Metropolitan Development Commission of Marion County v. I. Ching, Inc.

460 N.E.2d 1236 | Ind. Ct. App. | 1984

460 N.E.2d 1236 (1984)

THE METROPOLITAN DEVELOPMENT COMMISSION OF MARION COUNTY, Appellant (Plaintiff below),
v.
I. CHING, Inc., Appellee (Defendant below).

No. 4-283A56.

Court of Appeals of Indiana, Fourth District.

March 28, 1984.

*1237 Larry F. Whitham, Asst. Corp. Counsel, Indianapolis, for appellant.
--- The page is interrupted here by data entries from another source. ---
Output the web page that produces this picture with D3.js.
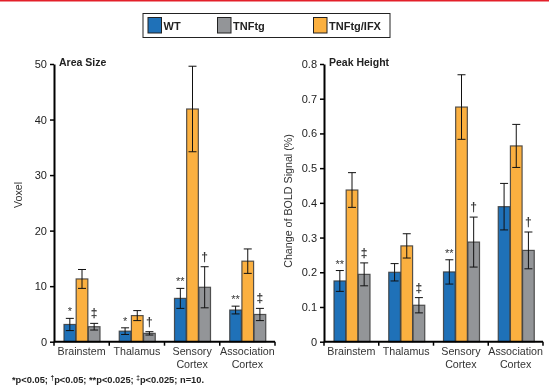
<!DOCTYPE html>
<html><head><meta charset="utf-8">
<script src="https://cdn.jsdelivr.net/npm/d3@7"></script>
<style>
body{margin:0;background:#fff;}
text{font-family:"Liberation Sans",Arial,sans-serif;}
svg{will-change:transform;}
</style></head>
<body><svg id="c" width="549" height="387"></svg>
<script>
const categories = ["Brainstem","Thalamus","Sensory\nCortex","Association\nCortex"];
const seriesNames = ["WT","TNFtg/IFX","TNFtg"];
const legendOrder = ["WT","TNFtg","TNFtg/IFX"];
const colors = {"WT":"#1f71b8","TNFtg":"#939598","TNFtg/IFX":"#fbb040"};

// Area Size (voxel)
const areaWT = [3.1, 1.9, 7.8, 5.7];
const areaWTerr = [1.1, 0.6, 1.8, 0.7];
const areaIFX = [11.3, 4.7, 41.9, 14.5];
const areaIFXerr = [1.7, 0.9, 7.7, 2.2];
const areaTG = [2.7, 1.5, 9.8, 4.9];
const areaTGerr = [0.6, 0.3, 3.7, 1.1];
const areaMarksWT = ["*","*","**","**"];
const areaMarksTG = ["‡","†","†","‡"];
const areaTicks = [0,10,20,30,40,50];

// Peak Height (% BOLD change)
const peakWT = [0.175, 0.200, 0.201, 0.389];
const peakWTerr = [0.030, 0.025, 0.035, 0.067];
const peakIFX = [0.437, 0.276, 0.676, 0.564];
const peakIFXerr = [0.050, 0.035, 0.093, 0.062];
const peakTG = [0.194, 0.105, 0.287, 0.263];
const peakTGerr = [0.033, 0.022, 0.072, 0.053];
const peakMarksWT = ["**","","**",""];
const peakMarksTG = ["‡","‡","†","†"];
const peakTicks = [0,0.1,0.2,0.3,0.4,0.5,0.6,0.7,0.8];

const svg = d3.select("#c");

svg.append("rect").attr("x",0).attr("y",0).attr("width",549).attr("height",1.5).attr("fill","#e3202a");

const lg = svg.append("g");
lg.append("rect").attr("x",143).attr("y",13.5).attr("width",247).attr("height",24).attr("fill","#fff").attr("stroke","#222").attr("stroke-width",1);
const legX = {"WT":148,"TNFtg":217.5,"TNFtg/IFX":313.5};
legendOrder.forEach(n=>{
  lg.append("rect").attr("x",legX[n]).attr("y",17.5).attr("width",13.5).attr("height",15.5).attr("fill",colors[n]).attr("stroke","#222").attr("stroke-width",1);
  lg.append("text").attr("x",legX[n]+15.5).attr("y",30).attr("font-size",11).attr("font-weight","bold").attr("fill","#222").text(n);
});

function panel(opts){
  const {x0,x1,y0,y1,maxV,ticks,fmt,title,ylabel,ylabX,ylabY,vals,errs,marks} = opts;
  const g = svg.append("g");
  const x = d3.scaleBand().domain(categories).range([x0,x1]).padding(0);
  const xi = d3.scaleBand().domain(seriesNames).range([10,46]).paddingInner(0.04);
  const y = d3.scaleLinear().domain([0,maxV]).range([y0,y1]);

  categories.forEach((c,i)=>{
    seriesNames.forEach((s,j)=>{
      const v = vals[s][i], e = errs[s][i];
      const bx = x(c)+xi(s), bw = xi.bandwidth();
      g.append("rect").attr("x",bx).attr("y",y(v)).attr("width",bw).attr("height",y(0)-y(v))
        .attr("fill",colors[s]).attr("stroke","#3a3a3a").attr("stroke-opacity",0.85).attr("stroke-width",1.2);
      const cx = bx+bw/2;
      g.append("line").attr("x1",cx).attr("x2",cx).attr("y1",y(v+e)).attr("y2",y(v-e)).attr("stroke","#111").attr("stroke-width",1);
      [v+e,v-e].forEach(t=>g.append("line").attr("x1",cx-4).attr("x2",cx+4).attr("y1",y(t)).attr("y2",y(t)).attr("stroke","#111").attr("stroke-width",1));
      const m = marks[s] ? marks[s][i] : "";
      if(m){
        const isStar = m.indexOf("*")>=0;
        g.append("text").attr("x",cx).attr("y",y(v+e)-(isStar?3:6)).attr("text-anchor","middle")
          .attr("font-weight",isStar?"normal":"bold")
          .attr("font-size",isStar?11:12).attr("fill","#333").attr("opacity",0.99).text(m);
      }
    });
  });

  const ya = d3.axisLeft(y).tickValues(ticks).tickSize(4).tickSizeOuter(0).tickFormat(fmt);
  const yg = g.append("g").attr("transform",`translate(${x0},0)`).call(ya);
  yg.select(".domain").attr("stroke","#000").attr("stroke-width",2);
  yg.selectAll(".tick line").attr("stroke","#000").attr("stroke-width",1.5);
  yg.selectAll(".tick text").attr("font-size",11).attr("fill","#222").attr("font-family","Liberation Sans, Arial, sans-serif").attr("x",-7);

  const xg = g.append("g").attr("transform",`translate(0,${y0})`);
  xg.append("line").attr("x1",x0).attr("x2",x1).attr("y1",0).attr("y2",0).attr("stroke","#000").attr("stroke-width",2);
  const bounds = categories.map(c=>x(c)).concat([x1]);
  bounds.forEach(b=>xg.append("line").attr("x1",b).attr("x2",b).attr("y1",0).attr("y2",4).attr("stroke","#000").attr("stroke-width",1.5));
  categories.forEach(c=>{
    const lines = c.split("\n");
    const t = xg.append("text").attr("text-anchor","middle").attr("font-size",10.7).attr("fill","#333");
    lines.forEach((l,k)=>t.append("tspan").attr("x",x(c)+x.bandwidth()/2).attr("y",13.5+k*13).text(l));
  });

  g.append("text").attr("x",x0+5).attr("y",y1+2).attr("font-size",10.5).attr("font-weight","bold").attr("fill","#222").text(title);
  g.append("text").attr("transform",`translate(${ylabX},${ylabY}) rotate(-90)`).attr("text-anchor","middle")
    .attr("font-size",10.7).attr("fill","#333").text(ylabel);
}

panel({x0:54,x1:275,y0:341.7,y1:64,maxV:50,ticks:areaTicks,fmt:d3.format("d"),title:"Area Size",ylabel:"Voxel",
  ylabX:22,ylabY:195,
  vals:{"WT":areaWT,"TNFtg/IFX":areaIFX,"TNFtg":areaTG},
  errs:{"WT":areaWTerr,"TNFtg/IFX":areaIFXerr,"TNFtg":areaTGerr},
  marks:{"WT":areaMarksWT,"TNFtg":areaMarksTG}});

panel({x0:324,x1:543,y0:341.7,y1:64,maxV:0.8,ticks:peakTicks,fmt:d=>d===0?"0":d3.format(".1f")(d),title:"Peak Height",
  ylabel:"Change of BOLD Signal (%)",ylabX:292,ylabY:201,
  vals:{"WT":peakWT,"TNFtg/IFX":peakIFX,"TNFtg":peakTG},
  errs:{"WT":peakWTerr,"TNFtg/IFX":peakIFXerr,"TNFtg":peakTGerr},
  marks:{"WT":peakMarksWT,"TNFtg":peakMarksTG}});

const fn = svg.append("text").attr("x",12).attr("y",383).attr("font-size",9.3).attr("font-weight","bold").attr("fill","#222");
fn.append("tspan").text("*p<0.05; ");
fn.append("tspan").attr("font-size",6.5).attr("dy",-3).text("†");
fn.append("tspan").attr("dy",3).text("p<0.05; **p<0.025; ");
fn.append("tspan").attr("font-size",6.5).attr("dy",-3).text("‡");
fn.append("tspan").attr("dy",3).text("p<0.025; n=10.");
</script></body></html>
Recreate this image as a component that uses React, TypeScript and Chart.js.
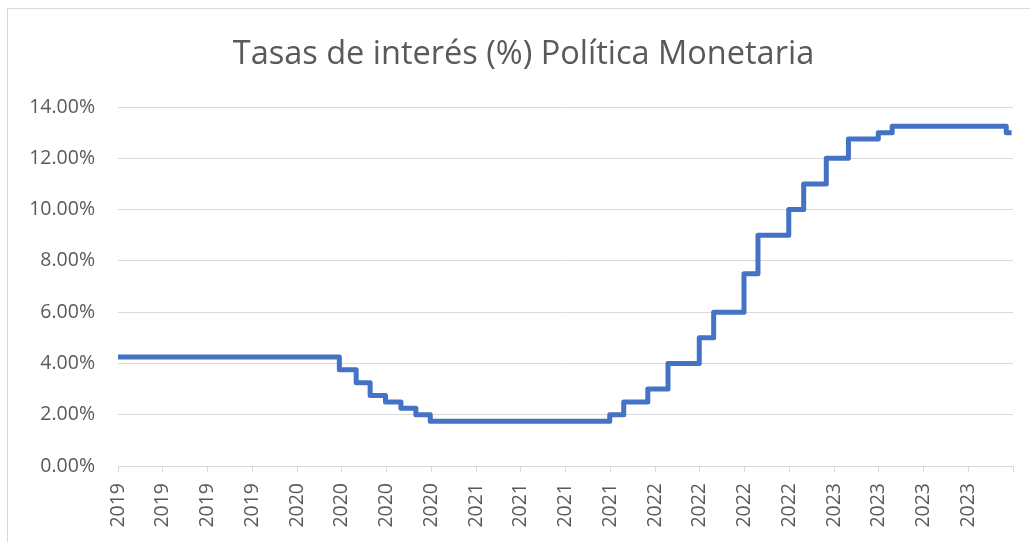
import React, { useEffect, useRef } from "react";
import { Chart, registerables } from "chart.js";

Chart.register(...registerables);

// Fechas de cambio de la tasa de política monetaria y valor vigente desde esa fecha
const changeDates = [
  "2019-01-01", "2020-03-27", "2020-04-30", "2020-05-29", "2020-06-29",
  "2020-07-31", "2020-08-31", "2020-09-29", "2021-09-30", "2021-10-29",
  "2021-12-17", "2022-01-28", "2022-03-31", "2022-04-29", "2022-06-30",
  "2022-07-29", "2022-09-30", "2022-10-31", "2022-12-16", "2023-01-31",
  "2023-03-31", "2023-04-28", "2023-12-18", "2023-12-29",
];
const policyRates = [
  4.25, 3.75, 3.25, 2.75, 2.5,
  2.25, 2.0, 1.75, 2.0, 2.5,
  3.0, 4.0, 5.0, 6.0, 7.5,
  9.0, 10.0, 11.0, 12.0, 12.75,
  13.0, 13.25, 13.0, 13.0,
];
const xTickLabels = [
  "2019", "2019", "2019", "2019",
  "2020", "2020", "2020", "2020",
  "2021", "2021", "2021", "2021",
  "2022", "2022", "2022", "2022",
  "2023", "2023", "2023", "2023",
];
const yTicks = [0, 2, 4, 6, 8, 10, 12, 14];
const chartTitle = "Tasas de interés (%) Política Monetaria";

const START_YEAR = 2019;
function monthIndex(s: string): number {
  const [y, m, d] = s.split("-").map(Number);
  const dim = new Date(y, m, 0).getDate();
  return (y - START_YEAR) * 12 + (m - 1) + (d - 1) / dim;
}

const textColor = "#595959";
const gridColor = "#d9d9d9";

// Título centrado sobre el marco del gráfico (como en Excel)
const titlePlugin = {
  id: "frameTitle",
  afterDraw(chart: any) {
    const ctx = chart.ctx;
    ctx.save();
    ctx.fillStyle = textColor;
    ctx.font = "normal 32.5px 'Open Sans'";
    ctx.textAlign = "center";
    ctx.textBaseline = "middle";
    ctx.fillText(chartTitle, 523.5, 54.5);
    ctx.restore();
  },
};

export default function App() {
  const ref = useRef<HTMLCanvasElement | null>(null);

  useEffect(() => {
    if (!ref.current) return;
    const points = changeDates.map((d, i) => ({ x: monthIndex(d), y: policyRates[i] }));
    const chart = new Chart(ref.current, {
      type: "line",
      data: {
        datasets: [
          {
            label: "Tasa",
            data: points,
            borderColor: "#4472C4",
            backgroundColor: "#4472C4",
            borderWidth: 5,
            stepped: "before",
            pointRadius: 0,
            borderJoinStyle: "round",
            borderCapStyle: "butt",
            fill: false,
          },
        ],
      },
      plugins: [titlePlugin],
      options: {
        animation: false,
        responsive: false,
        devicePixelRatio: 1,
        layout: { padding: { top: 107, right: 17, bottom: 6, left: 0 } },
        plugins: {
          legend: { display: false },
          tooltip: { enabled: false },
          title: { display: false },
        },
        scales: {
          x: {
            type: "linear",
            min: 0,
            max: xTickLabels.length * 3,
            grid: {
              drawOnChartArea: false,
              drawTicks: true,
              tickLength: 6,
              color: gridColor,
            },
            border: { display: true, color: gridColor, width: 1 },
            ticks: {
              stepSize: 3,
              autoSkip: false,
              maxRotation: 90,
              minRotation: 90,
              padding: 11,
              color: textColor,
              font: { family: "'Open Sans'", size: 19.5 },
              callback: (_v: any, i: number) => xTickLabels[i] ?? "",
            },
            afterFit: (scale: any) => {
              scale.height = 70;
              scale.paddingLeft = 0;
              scale.paddingRight = 0;
            },
          },
          y: {
            min: yTicks[0],
            max: yTicks[yTicks.length - 1],
            grid: { color: gridColor, lineWidth: 1, drawTicks: false },
            border: { display: false },
            ticks: {
              stepSize: 2,
              padding: 23,
              color: textColor,
              font: { family: "'Open Sans'", size: 19.5 },
              callback: (v: any) => Number(v).toFixed(2) + "%",
            },
            afterFit: (scale: any) => {
              scale.width = 118;
              scale.paddingTop = 0;
            },
          },
        },
      },
    });
    return () => chart.destroy();
  }, []);

  return (
    <div
      style={{
        position: "fixed",
        left: 0,
        top: 0,
        width: 1030,
        height: 542,
        background: "#ffffff",
        overflow: "hidden",
      }}
    >
      <div
        style={{
          position: "absolute",
          left: 7,
          top: 8,
          width: 1100,
          height: 600,
          border: "1px solid #d9d9d9",
        }}
      />
      <canvas
        ref={ref}
        width={1030}
        height={542}
        style={{ position: "absolute", left: 0, top: 0, width: 1030, height: 542 }}
      />
    </div>
  );
}
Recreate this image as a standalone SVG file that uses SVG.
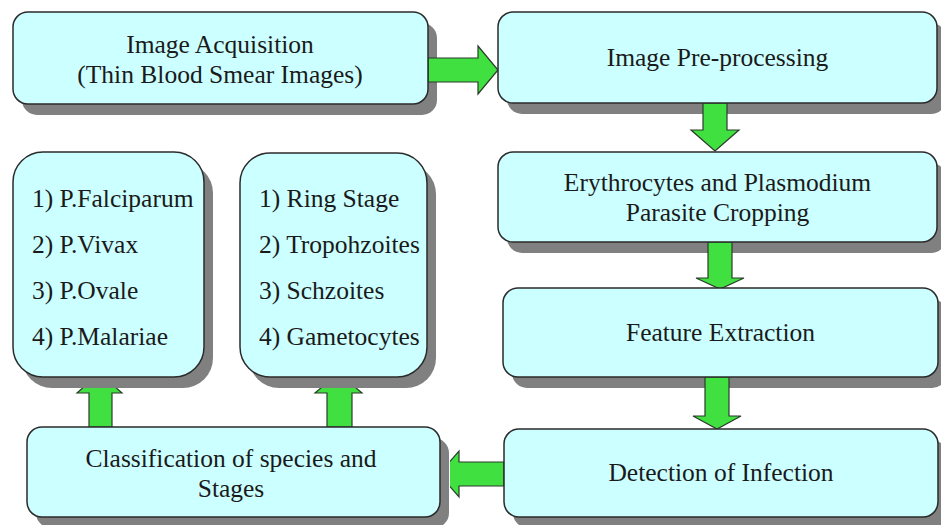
<svg xmlns="http://www.w3.org/2000/svg" width="941" height="525" viewBox="0 0 941 525">
<style>
.sh{fill:#808080}
.bx{fill:#ccffff;stroke:#2b2b2b;stroke-width:1.5}
.ar{fill:#3fe03f;stroke:#2b3b2b;stroke-width:1.2;stroke-linejoin:miter}
text{font-family:"Liberation Serif","Times New Roman",serif;font-size:25.5px;fill:#1a1a1a}
.c{text-anchor:middle}
</style>
<defs>
<clipPath id="clipUp"><rect x="0" y="388" width="941" height="137"/></clipPath>
<clipPath id="clipLeft"><rect x="450" y="0" width="491" height="525"/></clipPath>
</defs>
<rect width="941" height="525" fill="#ffffff"/>
<g id="shadows">
<rect class="sh" x="22" y="23" width="415" height="92" rx="15"/>
<rect class="sh" x="507" y="23" width="439" height="91" rx="15"/>
<rect class="sh" x="507" y="163" width="439" height="90" rx="15"/>
<rect class="sh" x="512" y="299" width="435" height="89" rx="15"/>
<rect class="sh" x="513" y="440" width="434" height="88" rx="15"/>
<rect class="sh" x="36" y="438" width="413" height="90" rx="15"/>
<rect class="sh" x="22" y="163" width="191" height="225" rx="30"/>
<rect class="sh" x="249" y="164" width="187" height="224" rx="30"/>
</g>
<g id="connectors">
<polygon class="ar" points="428,58 478,58 478,46 498,70 478,94 478,82 428,82"/>
<polygon class="ar" points="703,103 727,103 727,130 739,130 715,151 691,130 703,130"/>
<polygon class="ar" points="708,242 732,242 732,278 744,278 720,289 696,278 708,278"/>
<polygon class="ar" points="705,377 729,377 729,416 741,416 717,429 693,416 705,416"/>
<polygon class="ar" clip-path="url(#clipLeft)" points="504,462 504,486 459,486 459,497 439,474 459,451 459,462"/>
<polygon class="ar" clip-path="url(#clipUp)" points="89,427 89,393 77,393 99.5,373 122,393 112,393 112,427"/>
<polygon class="ar" clip-path="url(#clipUp)" points="327,427 327,393 315,393 338.5,373 362,393 352,393 352,427"/>
</g>
<g id="node-acquisition">
<rect class="bx" x="13" y="12" width="415" height="92" rx="15"/>
<text class="c" x="220" y="52.5">Image Acquisition</text>
<text class="c" x="220" y="82.5">(Thin Blood Smear Images)</text>
</g>
<g id="node-preprocessing">
<rect class="bx" x="498" y="12" width="439" height="91" rx="15"/>
<text class="c" x="717.5" y="66">Image Pre-processing</text>
</g>
<g id="node-cropping">
<rect class="bx" x="498" y="152" width="439" height="90" rx="15"/>
<text class="c" x="717.5" y="190.5">Erythrocytes and Plasmodium</text>
<text class="c" x="717.5" y="220.5">Parasite Cropping</text>
</g>
<g id="node-feature">
<rect class="bx" x="503" y="288" width="435" height="89" rx="15"/>
<text class="c" x="720.5" y="341">Feature Extraction</text>
</g>
<g id="node-detection">
<rect class="bx" x="504" y="429" width="434" height="88" rx="15"/>
<text class="c" x="721" y="481">Detection of Infection</text>
</g>
<g id="node-classification">
<rect class="bx" x="27" y="427" width="413" height="90" rx="15"/>
<text class="c" x="231" y="466.5">Classification of species and</text>
<text class="c" x="231" y="496.5">Stages</text>
</g>
<g id="node-species">
<rect class="bx" x="13" y="152" width="191" height="225" rx="30"/>
<text x="32" y="207">1) P.Falciparum</text>
<text x="32" y="253">2) P.Vivax</text>
<text x="32" y="299">3) P.Ovale</text>
<text x="32" y="345">4) P.Malariae</text>
</g>
<g id="node-stages">
<rect class="bx" x="240" y="153" width="187" height="224" rx="30"/>
<text x="259" y="207">1) Ring Stage</text>
<text x="259" y="253">2) Tropohzoites</text>
<text x="259" y="299">3) Schzoites</text>
<text x="259" y="345">4) Gametocytes</text>
</g>
</svg>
William F. LeMond, LeMond, Carson, Yockey, Pehler & Caplin, Indianapolis, for appellee.

YOUNG, Judge.

The Metropolitan Development Commission of Marion County (the Commission) brought suit under Ind. Code 36-7-4-1015 (1982) to enjoin the defendant, I. Ching, Inc., from using its property in violation of the Marion County Dwelling District Zoning Ordinance. In its defense, I. Ching claimed that the zoning ordinance was unconstitutional as applied to its property. The trial court agreed and entered judgment in I. Ching's favor. The Commission appeals, claiming that the trial court erred in allowing I. Ching to raise this defense without exhausting its administrative remedies and that I. Ching failed to prove the ordinance was unconstitutional as applied.

We reverse.

The facts relevant to this appeal are as follows. In 1981, I. Ching purchased the real estate at issue here, a large commercial building on the north side of downtown Indianapolis. The zoning classification of this property is residential. Through the past fifty years, however, previous owners have secured variances to use the property as a garage, a taxi cab company, and (in the late 1950's) a bowling alley with a cocktail lounge. The building is unsuitable for residential use. Since the 1960's the neighborhood has suffered some deterioration. As a result, the bowling alley fell into disuse in the mid-70's, after which the adjoining cocktail lounge became the primary business. After purchasing this property I. Ching continued to operate it as a cocktail lounge and began work to install dining and entertainment facilities in what was formerly the bowling area. At this point, the Commission brought this suit for an injunction, alleging that I. Ching had not obtained an Improvement Location Permit and that the zoning ordinance did not allow the property to be used exclusively as a cocktail lounge or night club. At trial, I. Ching raised the defense that the zoning ordinance was unconstitutionally confiscatory, since it precluded any reasonable use of the property. In response, the Commission argued that this constitutional claim could not be raised in court until I. Ching had exhausted its administrative remedies by seeking a variance. The trial court ruled in favor of I. Ching, and this appeal ensues.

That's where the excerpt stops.